A qualidade das sessões cinematográficas ganhou então uma melhoria exponencial: a cozinha converteu-se numa verdadeira sala de projecção! Como me pareciam diferentes aqueles filmes com o seu brilho natural… e como o espanhol se tornou na mais sensual junção de vocábulos da minha adolescência!
Por essa altura o meu pai ofereceu-me uns auscultadores da alta qualidade: eram da Sennheiser e por aqueles fios ainda passaram umas quantas cambalhotas em espanhol antes de eu desistir da ideia pois retirava-me a possibilidade de detectar a tempo a “aproximação do inimigo” à cozinha, impedindo que me fingisse interessadíssimo, após uma atabalhoada mudança de canal, num qualquer anúncio a um aparelho com rolamentos para friccionar o corpo e acabar de vez com o reumatismo! Com os auscultadores sentia-me como um gato a quem cortaram os bigodes: indefeso.
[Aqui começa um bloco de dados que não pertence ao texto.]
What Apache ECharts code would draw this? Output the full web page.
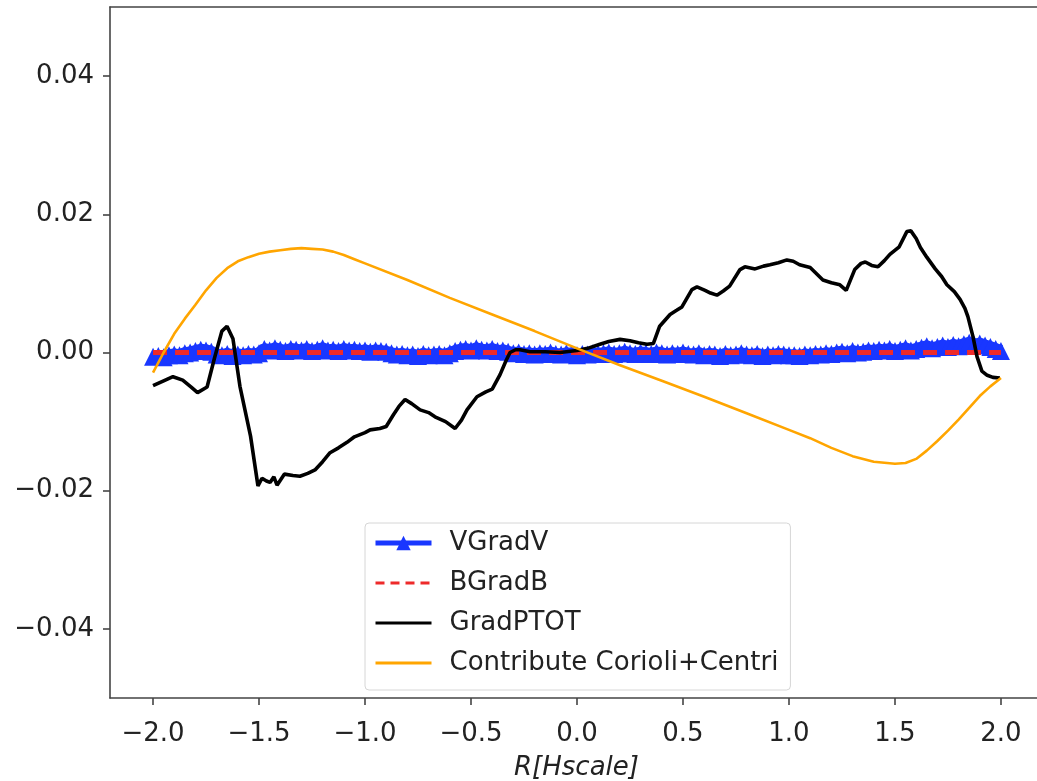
<!DOCTYPE html>
<html>
<head>
<meta charset="utf-8">
<script src="https://cdn.jsdelivr.net/npm/echarts@6/dist/echarts.min.js"></script>
<style>
html,body{margin:0;padding:0;background:#fff;}
#chart{width:1037px;height:781px;}
</style>
</head>
<body>
<div id="chart"></div>
<script>
// ---- data ----
const xTicks = [-2.0, -1.5, -1.0, -0.5, 0.0, 0.5, 1.0, 1.5, 2.0];
const yTicks = [-0.04, -0.02, 0.00, 0.02, 0.04];

// VGradV sampled every 0.025 from -2.0 to 2.0
const vgradvStart = -2.0;
const vgradvStep = 0.025;
const vgradvValues = [
  -0.0006,-0.0005,-0.0007,-0.0004,-0.0003,-0.0004,-0.0001,0.0000,0.0002,
  0.0004,0.0003,0.0001,
  -0.0003,-0.0004,-0.0002,-0.0005,-0.0003,-0.0004,-0.0002,-0.0003,-0.0001,
  0.0005,0.0003,0.0006,0.0004,0.0002,0.0005,0.0004,0.0003,0.0005,0.0002,0.0004,0.0006,
  0.0003,0.0004,0.0002,0.0005,0.0003,0.0004,0.0002,0.0003,0.0001,0.0003,0.0002,0.0001,
  -0.0001,-0.0003,-0.0002,-0.0004,-0.0003,-0.0005,-0.0002,-0.0004,-0.0003,-0.0002,-0.0004,-0.0001,
  0.0002,0.0004,0.0005,0.0003,0.0006,0.0004,0.0003,0.0005,0.0002,0.0003,
  0.0001,-0.0001,0.0000,-0.0002,-0.0001,-0.0003,-0.0001,-0.0002,0.0000,-0.0002,-0.0003,-0.0001,
  -0.0002,-0.0004,-0.0002,-0.0003,-0.0001,-0.0002,
  -0.0001,0.0000,-0.0002,-0.0001,0.0001,-0.0001,-0.0002,0.0000,-0.0001,-0.0002,0.0000,-0.0001,
  -0.0003,-0.0001,-0.0002,0.0000,
  -0.0002,-0.0003,-0.0001,-0.0004,-0.0002,-0.0003,-0.0005,-0.0002,-0.0004,-0.0003,-0.0001,-0.0003,
  -0.0004,-0.0002,-0.0005,-0.0003,-0.0004,-0.0002,-0.0003,-0.0004,
  -0.0004,-0.0005,-0.0003,-0.0004,-0.0002,-0.0003,-0.0001,-0.0002,
  0.0000,0.0001,-0.0001,0.0002,0.0000,0.0001,0.0003,0.0002,
  0.0004,0.0003,0.0005,0.0002,0.0004,0.0006,0.0003,0.0005,
  0.0007,0.0009,0.0006,0.0008,0.0010,0.0008,0.0011,0.0009,
  0.0012,0.0014,0.0011,0.0013,0.0010,0.0008,0.0005,0.0002
];

const bgradbX = [-2.0, -1.0, 0.0, 1.0, 2.0];
const bgradbValues = [0.0, 0.0, 0.0, 0.0, 0.0];

const gradptotX = [
  -2.0,-1.95,-1.906,-1.86,-1.82,-1.79,-1.745,-1.71,-1.675,-1.651,-1.623,-1.59,-1.54,-1.505,-1.486,
  -1.465,-1.448,-1.43,-1.415,-1.38,-1.34,-1.307,-1.27,-1.236,-1.2,-1.165,-1.125,-1.085,-1.05,-1.0,
  -0.976,-0.93,-0.9,-0.866,-0.84,-0.811,-0.78,-0.74,-0.7,-0.67,-0.62,-0.575,-0.545,-0.519,-0.472,
  -0.43,-0.40,-0.363,-0.335,-0.316,-0.29,-0.269,-0.222,-0.15,-0.08,0.0,0.05,0.108,0.15,0.203,
  0.25,0.29,0.33,0.36,0.39,0.439,0.47,0.495,0.542,0.566,0.604,0.63,0.66,0.69,0.72,
  0.769,0.792,0.84,0.88,0.91,0.95,0.99,1.02,1.05,1.10,1.13,1.16,1.2,1.24,1.27,
  1.31,1.34,1.36,1.39,1.42,1.45,1.476,1.52,1.556,1.575,1.6,1.62,1.65,1.69,1.72,
  1.745,1.78,1.807,1.83,1.844,1.868,1.887,1.91,1.935,1.962,1.995
];
const gradptotValues = [
  -0.0048,-0.0041,-0.0035,-0.0040,-0.0050,-0.0058,-0.0050,-0.0008,0.0031,0.0038,0.0020,-0.0049,-0.0121,-0.0193,-0.0182,
  -0.0186,-0.0188,-0.0180,-0.0192,-0.0176,-0.0178,-0.0179,-0.0175,-0.0170,-0.0158,-0.0145,-0.0138,-0.0130,-0.0122,-0.0116,
  -0.0112,-0.0110,-0.0107,-0.0090,-0.0078,-0.0068,-0.0074,-0.0083,-0.0087,-0.0093,-0.0100,-0.0110,-0.0098,-0.0083,-0.0064,
  -0.0057,-0.0053,-0.0032,-0.0012,0.0000,0.0004,0.0004,0.0001,0.0001,0.0000,0.0003,0.0006,0.0012,0.0016,0.0019,
  0.0017,0.0014,0.0012,0.0013,0.0038,0.0055,0.0061,0.0066,0.0091,0.0095,0.0090,0.0086,0.0083,0.0089,0.0096,
  0.0120,0.0124,0.0121,0.0125,0.0127,0.0130,0.0134,0.0132,0.0127,0.0123,0.0114,0.0105,0.0101,0.0098,0.0090,
  0.0120,0.0129,0.0131,0.0126,0.0124,0.0133,0.0142,0.0153,0.0175,0.0176,0.0165,0.0152,0.0138,0.0121,0.0110,
  0.0098,0.0088,0.0077,0.0064,0.0052,0.0023,-0.0006,-0.0027,-0.0033,-0.0036,-0.0037
];

const corioliX = [
  -2.0,-1.95,-1.9,-1.85,-1.8,-1.75,-1.7,-1.65,-1.6,-1.55,-1.5,-1.45,-1.4,-1.35,-1.3,-1.25,-1.2,-1.15,-1.1,-1.05,
  -1.0,-0.8,-0.6,-0.4,-0.2,0.0,0.2,0.4,0.6,0.8,1.0,1.1,1.2,1.3,1.4,1.5,1.55,1.6,1.65,1.7,1.75,1.8,1.85,1.9,1.95,2.0
];
const corioliValues = [
  -0.0029,0.0000,0.0027,0.0049,0.0069,0.0090,0.0108,0.0122,0.0132,0.0138,0.0143,0.0146,0.0148,0.0150,0.0151,0.0150,0.0149,0.0146,0.0141,0.0135,
  0.0129,0.0105,0.0079,0.0055,0.0031,0.0006,-0.0018,-0.0041,-0.0064,-0.0088,-0.0112,-0.0124,-0.0138,-0.0150,-0.0158,-0.0161,-0.0160,-0.0154,-0.0142,-0.0128,-0.0113,-0.0097,-0.0080,-0.0063,-0.0049,-0.0037
];

const seriesNames = ['VGradV', 'BGradB', 'GradPTOT', 'Contribute Corioli+Centri'];

// ---- build ----
function pairs(xs, ys) { return xs.map((x, i) => [x, ys[i]]); }
const vgradvData = vgradvValues.map((v, i) => [vgradvStart + i * vgradvStep, v]);
const minus = s => s.replace('-', '\u2212');

const FONT = 'DejaVu Sans';
const FS = 26;
const axisColor = '#444';
const BLUE = '#1937ff', RED = '#ee2a2a', ORANGE = '#ffa500';
const chart = echarts.init(document.getElementById('chart'), null, {renderer: 'canvas'});
chart.setOption({
  animation: false,
  backgroundColor: '#fff',
  grid: {left: 110, top: 7, right: 0, bottom: 83, containLabel: false, outerBoundsMode: 'none'},
  legend: {
    orient: 'vertical',
    left: 365, top: 523,
    padding: [7, 12, 14, 8],
    itemWidth: 56, itemHeight: 18, itemGap: 14,
    backgroundColor: 'rgba(255,255,255,0.8)',
    borderColor: '#d6d6d6', borderWidth: 1, borderRadius: 4,
    textStyle: {fontFamily: FONT, fontSize: FS, color: '#222', padding: [0, 0, 0, 13]},
    data: [
      {name: seriesNames[0], lineStyle: {width: 5, color: BLUE}},
      {name: seriesNames[1], itemStyle: {opacity: 0}, lineStyle: {width: 3, color: RED, type: [9, 6]}},
      {name: seriesNames[2], itemStyle: {opacity: 0}, lineStyle: {width: 3, color: '#000'}},
      {name: seriesNames[3], itemStyle: {opacity: 0}, lineStyle: {width: 3, color: ORANGE}}
    ]
  },
  xAxis: [{
    type: 'value', min: -2.203, max: 2.170,
    name: 'R[Hscale]', nameLocation: 'middle', nameGap: 57,
    nameTextStyle: {fontFamily: FONT, fontSize: FS, fontStyle: 'italic', color: '#222', padding: [0, 0, 0, 6]},
    axisLine: {show: true, onZero: false, lineStyle: {color: axisColor, width: 1.6}},
    axisTick: {show: true, length: 7, customValues: xTicks, lineStyle: {color: axisColor, width: 1.6}},
    axisLabel: {customValues: xTicks, fontFamily: FONT, fontSize: FS, color: '#222', margin: 23,
      formatter: v => minus(v.toFixed(1))},
    splitLine: {show: false}
  }, {
    type: 'value', position: 'top', min: -2.203, max: 2.170,
    axisLine: {show: true, onZero: false, lineStyle: {color: axisColor, width: 1.6}},
    axisTick: {show: false}, axisLabel: {show: false}, splitLine: {show: false}
  }],
  yAxis: {
    type: 'value', min: -0.05, max: 0.05,
    axisLine: {show: true, onZero: false, lineStyle: {color: axisColor, width: 1.6}},
    axisTick: {show: true, length: 7, customValues: yTicks, lineStyle: {color: axisColor, width: 1.6}},
    axisLabel: {customValues: yTicks, fontFamily: FONT, fontSize: FS, color: '#222', margin: 16,
      formatter: v => minus(v.toFixed(2))},
    splitLine: {show: false}
  },
  series: [{
    name: seriesNames[0], type: 'line', data: vgradvData, z: 2,
    symbol: 'triangle', symbolSize: [18, 18], showSymbol: true,
    itemStyle: {color: BLUE},
    lineStyle: {color: BLUE, width: 12}
  }, {
    name: seriesNames[1], type: 'line', data: pairs(bgradbX, bgradbValues), z: 3,
    symbol: 'none', showSymbol: false,
    itemStyle: {color: RED},
    lineStyle: {color: RED, width: 5, type: [14, 8]}
  }, {
    name: seriesNames[2], type: 'line', data: pairs(gradptotX, gradptotValues), z: 4,
    symbol: 'none', showSymbol: false,
    itemStyle: {color: '#000'},
    lineStyle: {color: '#000', width: 3.6}
  }, {
    name: seriesNames[3], type: 'line', data: pairs(corioliX, corioliValues), z: 5,
    symbol: 'none', showSymbol: false,
    itemStyle: {color: ORANGE},
    lineStyle: {color: ORANGE, width: 2.6}
  }]
});
</script>
</body>
</html>
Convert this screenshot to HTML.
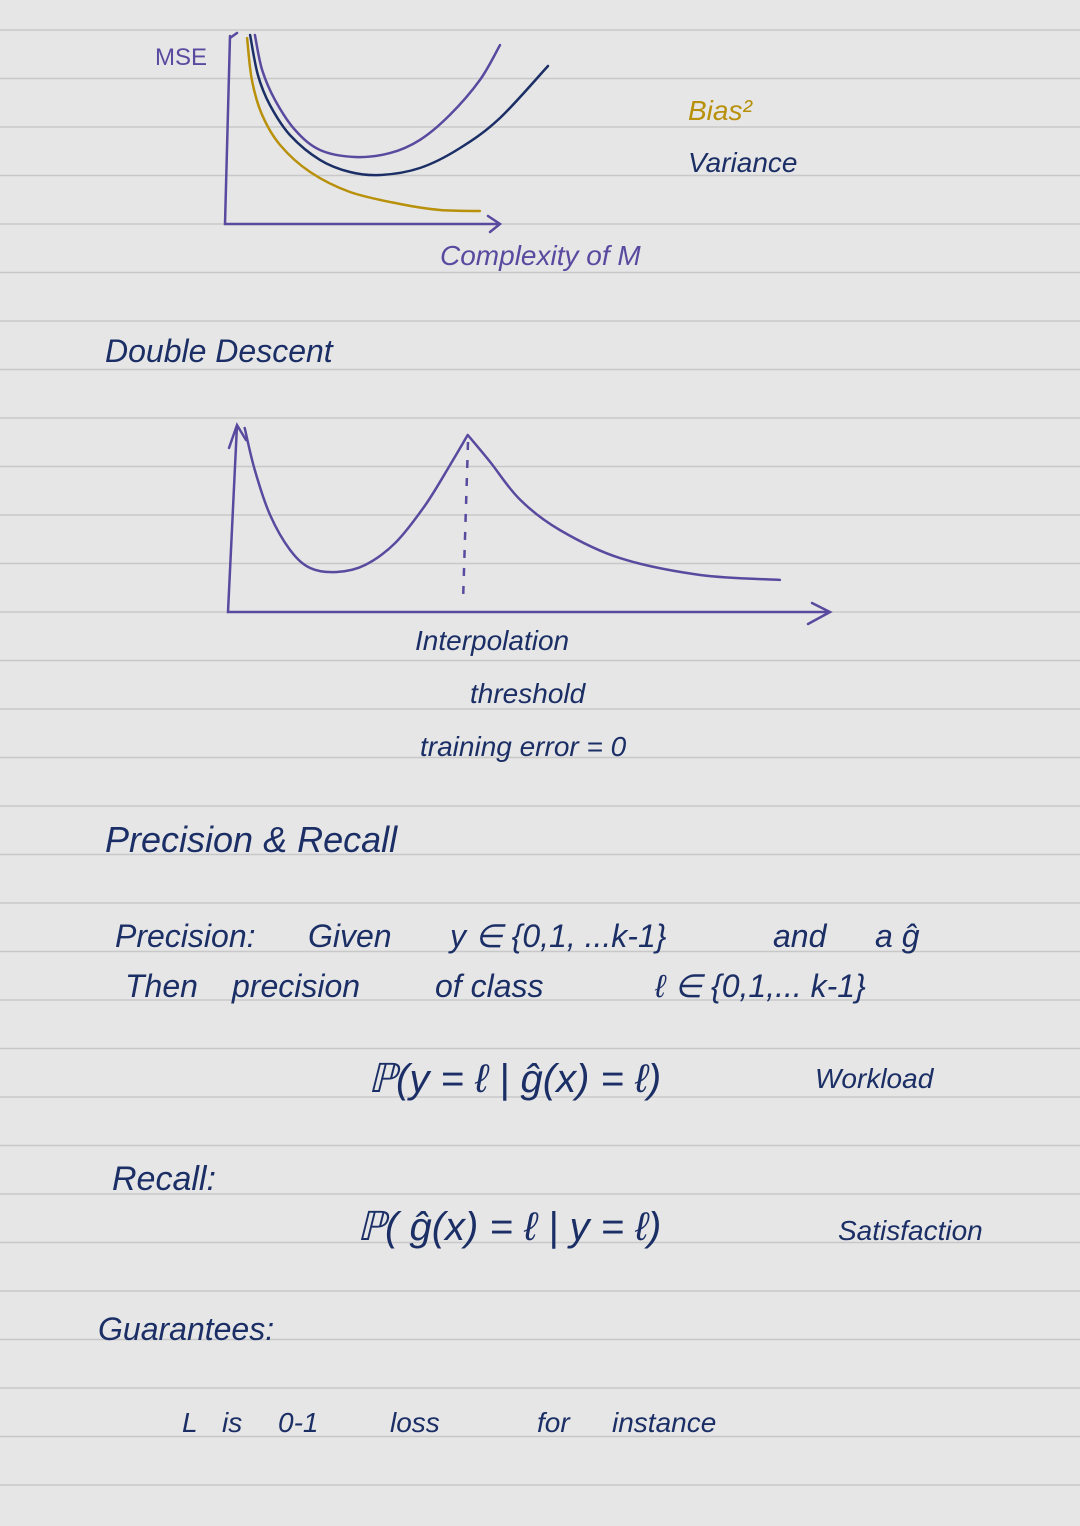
<!DOCTYPE html>
<html><head><meta charset="utf-8"><style>
html,body{margin:0;padding:0;background:#e6e6e6;}
#page{position:relative;width:1080px;height:1526px;overflow:hidden;background:#e6e6e6;}
svg{position:absolute;left:0;top:0;}
text{font-family:"Liberation Sans",sans-serif;font-style:italic;}
</style></head><body>
<div id="page">
<svg id="svg" width="1080" height="1526" viewBox="0 0 1080 1526">
<g id="rules"></g>
<g id="chart1">
  <path d="M237,33 L230,38 M230,36 L225,224 L500,224 M488,216 L500,224 L490,232" fill="none" stroke="#5a4a9f" stroke-width="2.5" stroke-linecap="round"/>
  <text x="155" y="65" font-size="24" fill="#5a4a9f" style="font-style:normal">MSE</text>
  <text x="440" y="265" font-size="28" fill="#5a4a9f">Complexity of M</text>
  <text x="688" y="120" font-size="28" fill="#b8900a">Bias²</text>
  <text x="688" y="172" font-size="28" fill="#1b2f66">Variance</text>
</g>
<g id="chart2">
  <path d="M229,448 L237,425 L246,440 M237,425 L228,612 L830,612 M812,603 L830,612 L808,624" fill="none" stroke="#5a4a9f" stroke-width="2.5" stroke-linecap="round"/>
  <line x1="468" y1="442" x2="463" y2="602" stroke="#5a4a9f" stroke-width="2.5" stroke-dasharray="8,10"/>
  <text x="415" y="650" font-size="28" fill="#1b2f66">Interpolation</text>
  <text x="470" y="703" font-size="28" fill="#1b2f66">threshold</text>
  <text x="420" y="756" font-size="28" fill="#1b2f66">training error = 0</text>
</g>
<g fill="#1b2f66" font-size="32">
  <text x="105" y="362">Double Descent</text>
  <text x="105" y="852" font-size="36">Precision &amp; Recall</text>
  <g>
    <text x="115" y="947">Precision:</text>
    <text x="308" y="947">Given</text>
    <text x="450" y="947">y ∈ {0,1, ...k-1}</text>
    <text x="773" y="947">and</text>
    <text x="875" y="947">a ĝ</text>
  </g>
  <g>
    <text x="125" y="997">Then</text>
    <text x="232" y="997">precision</text>
    <text x="435" y="997">of class</text>
    <text x="655" y="997">ℓ ∈ {0,1,... k-1}</text>
  </g>
  <text x="368" y="1092" font-size="40">ℙ(y = ℓ | ĝ(x) = ℓ)</text>
  <text x="815" y="1088" font-size="28">Workload</text>
  <text x="112" y="1190" font-size="34">Recall:</text>
  <text x="357" y="1240" font-size="40">ℙ( ĝ(x) = ℓ | y = ℓ)</text>
  <text x="838" y="1240" font-size="28">Satisfaction</text>
  <text x="98" y="1340">Guarantees:</text>
  <g font-size="28">
    <text x="182" y="1432">L</text>
    <text x="222" y="1432">is</text>
    <text x="278" y="1432">0-1</text>
    <text x="390" y="1432">loss</text>
    <text x="537" y="1432">for</text>
    <text x="612" y="1432">instance</text>
  </g>
</g>
<g id="curves1"></g>
<g id="curves2"></g>
</svg>
</div>
<script>
// Chart 1: bias-variance (x: complexity, y: error)
const mseX = [0.083,0.107,0.15,0.217,0.3,0.417,0.533,0.633,0.733,0.833,0.9];
const mseVals = [1.0,0.806,0.639,0.472,0.361,0.322,0.344,0.417,0.556,0.75,0.944];
const varX = [0.067,0.093,0.133,0.2,0.3,0.4,0.5,0.633,0.767,0.9,1.06];
const varVals = [1.0,0.778,0.611,0.444,0.306,0.239,0.222,0.261,0.372,0.539,0.828];
const biasX = [0.057,0.073,0.107,0.167,0.267,0.4,0.567,0.7,0.833];
const biasVals = [0.983,0.75,0.556,0.389,0.239,0.128,0.061,0.028,0.022];
// Chart 2: double descent
const ddX = [0.008,0.025,0.051,0.085,0.119,0.164,0.212,0.263,0.314,0.356,0.386,0.424,0.475,0.542,0.644,0.78,0.915];
const ddVals = [1.045,0.774,0.484,0.258,0.142,0.116,0.161,0.303,0.548,0.806,1.0,0.826,0.581,0.387,0.206,0.097,0.065];

function sx1(v){return 230+v*300;} function sy1(v){return 215-v*180;}
function sx2(v){return 240+v*590;} function sy2(v){return 590-v*155;}

function smooth(pts){
  if(pts.length<2) return '';
  let d='M'+pts[0][0].toFixed(1)+','+pts[0][1].toFixed(1);
  for(let i=0;i<pts.length-1;i++){
    const p0=pts[i-1]||pts[i], p1=pts[i], p2=pts[i+1], p3=pts[i+2]||p2;
    const c1=[p1[0]+(p2[0]-p0[0])/6, p1[1]+(p2[1]-p0[1])/6];
    const c2=[p2[0]-(p3[0]-p1[0])/6, p2[1]-(p3[1]-p1[1])/6];
    d+=' C'+c1[0].toFixed(1)+','+c1[1].toFixed(1)+' '+c2[0].toFixed(1)+','+c2[1].toFixed(1)+' '+p2[0].toFixed(1)+','+p2[1].toFixed(1);
  }
  return d;
}
function toPts(xs,ys,sx,sy){return xs.map((x,i)=>[sx(x),sy(ys[i])]);}
const NS='http://www.w3.org/2000/svg';
function addPath(g,d,color,name){
  const p=document.createElementNS(NS,'path');
  p.setAttribute('d',d);p.setAttribute('fill','none');p.setAttribute('stroke',color);
  p.setAttribute('stroke-width','2.5');p.setAttribute('stroke-linejoin','round');p.setAttribute('stroke-linecap','round');
  
  
  g.appendChild(p);
}
const g1=document.getElementById('curves1');
addPath(g1,smooth(toPts(biasX,biasVals,sx1,sy1)),'#b8900a','bias-curve');
addPath(g1,smooth(toPts(varX,varVals,sx1,sy1)),'#1b2f66','variance-curve');
addPath(g1,smooth(toPts(mseX,mseVals,sx1,sy1)),'#5a4a9f','mse-curve');

const g2=document.getElementById('curves2');
let peak=1;
for(let i=1;i<ddVals.length-1;i++){ if(ddVals[i]>ddVals[i-1]&&ddVals[i]>ddVals[i+1]){peak=i;} }
const ddPts=toPts(ddX,ddVals,sx2,sy2);
addPath(g2,smooth(ddPts.slice(0,peak+1))+' '+smooth(ddPts.slice(peak)).replace(/^M/,'M'),'#5a4a9f','double-descent-curve');

const rules=document.getElementById('rules');
for(let y=30;y<1526;y+=48.5){
  const l=document.createElementNS(NS,'line');
  l.setAttribute('x1','0');l.setAttribute('x2','1080');l.setAttribute('y1',y);l.setAttribute('y2',y);
  l.setAttribute('stroke','#c8c8c8');l.setAttribute('stroke-width','1.5');
  
  
  rules.appendChild(l);
}
</script>
</body></html>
E quando o futuro parecia promissor e as 6as e sábados à noite convergiam para uma expectativa radiosa, uma nova ameaça surgiu na equação: o Sexy Hot, um canal pornográfico 24 horas por dia (!!??) surgiu na grelha da TV por cabo! E pago à parte ainda por cima, o que significava que, a avaliar pelo que os chulos haviam feito ao futebol com o aparecimento da SportTV, a emissão nocturna do tal canal estava ameaçada.
Mas (felizmente) foi falso alarme e o ciclo de cinema permaneceu inalterado. Por ironia do destino, foi mais ou menos por essa altura que o meu interesse pela programação foi substituído por outros motivos. E acabei por nunca ver um filme do canal 18 completamente descansado.
Pouco depois apareceu a internet e imagino que as audiências do tal canal devam ter caído a pique. Contudo, continuei a ver as 5 Noites 5 Filmes. Afinal: cinema é cinema e na Arte há espaço para as mais díspares manifestações do génio humano!